* What is required
Find the lines containing "matplotlib" and say how many there are, with no other words.

* Source data
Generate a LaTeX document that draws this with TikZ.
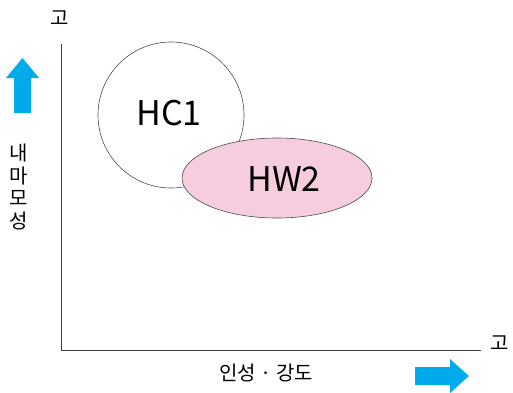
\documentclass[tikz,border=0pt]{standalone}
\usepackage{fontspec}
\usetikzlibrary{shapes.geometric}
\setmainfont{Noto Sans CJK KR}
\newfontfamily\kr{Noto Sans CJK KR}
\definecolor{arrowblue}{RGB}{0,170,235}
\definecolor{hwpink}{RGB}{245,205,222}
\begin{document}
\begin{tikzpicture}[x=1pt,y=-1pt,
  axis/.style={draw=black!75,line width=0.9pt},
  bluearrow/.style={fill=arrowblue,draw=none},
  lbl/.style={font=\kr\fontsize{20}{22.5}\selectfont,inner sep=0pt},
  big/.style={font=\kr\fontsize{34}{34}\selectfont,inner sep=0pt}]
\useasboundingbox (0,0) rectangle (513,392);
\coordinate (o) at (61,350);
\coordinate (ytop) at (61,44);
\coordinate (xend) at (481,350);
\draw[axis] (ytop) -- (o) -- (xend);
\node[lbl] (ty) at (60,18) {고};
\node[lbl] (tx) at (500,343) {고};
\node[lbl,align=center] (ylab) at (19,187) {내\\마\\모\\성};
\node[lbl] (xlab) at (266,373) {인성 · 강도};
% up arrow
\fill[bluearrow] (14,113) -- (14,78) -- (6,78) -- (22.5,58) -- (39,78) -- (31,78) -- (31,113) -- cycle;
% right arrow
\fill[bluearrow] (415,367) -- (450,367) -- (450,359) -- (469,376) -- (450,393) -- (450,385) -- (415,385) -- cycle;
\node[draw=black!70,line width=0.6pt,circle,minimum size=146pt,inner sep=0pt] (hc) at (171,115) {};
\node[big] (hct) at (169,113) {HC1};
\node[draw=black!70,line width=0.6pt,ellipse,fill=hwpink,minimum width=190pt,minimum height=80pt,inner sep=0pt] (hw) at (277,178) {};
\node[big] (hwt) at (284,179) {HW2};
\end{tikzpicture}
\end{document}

...

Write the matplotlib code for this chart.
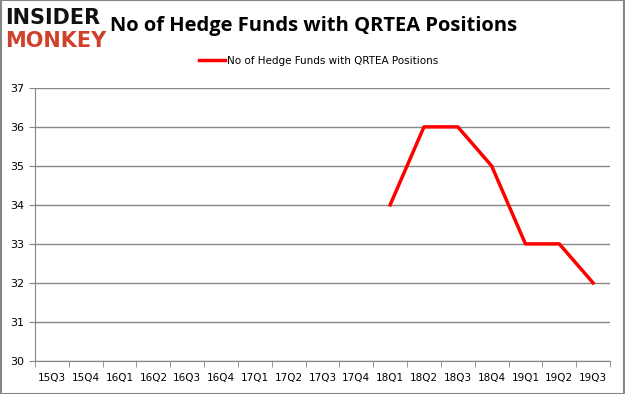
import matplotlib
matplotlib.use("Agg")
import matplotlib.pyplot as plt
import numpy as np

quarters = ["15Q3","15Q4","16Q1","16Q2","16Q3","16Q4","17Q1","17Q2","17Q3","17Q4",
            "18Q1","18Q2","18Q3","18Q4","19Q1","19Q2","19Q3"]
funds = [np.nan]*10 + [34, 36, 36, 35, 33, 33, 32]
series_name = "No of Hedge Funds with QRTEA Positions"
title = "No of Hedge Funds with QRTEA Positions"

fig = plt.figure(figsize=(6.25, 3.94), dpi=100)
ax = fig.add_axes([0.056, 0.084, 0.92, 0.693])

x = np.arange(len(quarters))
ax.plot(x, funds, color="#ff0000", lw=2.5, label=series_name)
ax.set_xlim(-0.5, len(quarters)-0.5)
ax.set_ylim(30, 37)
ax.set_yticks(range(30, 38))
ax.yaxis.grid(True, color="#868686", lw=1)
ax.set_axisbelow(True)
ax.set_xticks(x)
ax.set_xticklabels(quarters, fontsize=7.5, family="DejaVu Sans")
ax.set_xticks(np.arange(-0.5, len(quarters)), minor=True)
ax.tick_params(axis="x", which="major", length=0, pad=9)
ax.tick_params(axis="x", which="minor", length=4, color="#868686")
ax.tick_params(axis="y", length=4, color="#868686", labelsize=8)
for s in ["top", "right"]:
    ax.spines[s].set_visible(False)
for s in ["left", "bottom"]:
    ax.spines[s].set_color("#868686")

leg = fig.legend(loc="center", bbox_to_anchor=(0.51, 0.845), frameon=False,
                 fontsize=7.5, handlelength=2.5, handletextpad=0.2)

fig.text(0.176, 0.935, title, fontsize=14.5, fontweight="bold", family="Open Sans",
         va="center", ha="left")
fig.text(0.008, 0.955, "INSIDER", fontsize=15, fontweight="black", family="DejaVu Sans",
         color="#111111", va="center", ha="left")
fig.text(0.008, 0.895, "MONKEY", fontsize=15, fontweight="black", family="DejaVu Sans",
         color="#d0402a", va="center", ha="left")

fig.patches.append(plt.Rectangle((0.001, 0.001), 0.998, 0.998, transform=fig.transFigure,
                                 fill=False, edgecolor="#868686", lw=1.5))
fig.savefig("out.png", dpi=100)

* Answer to the exercise
4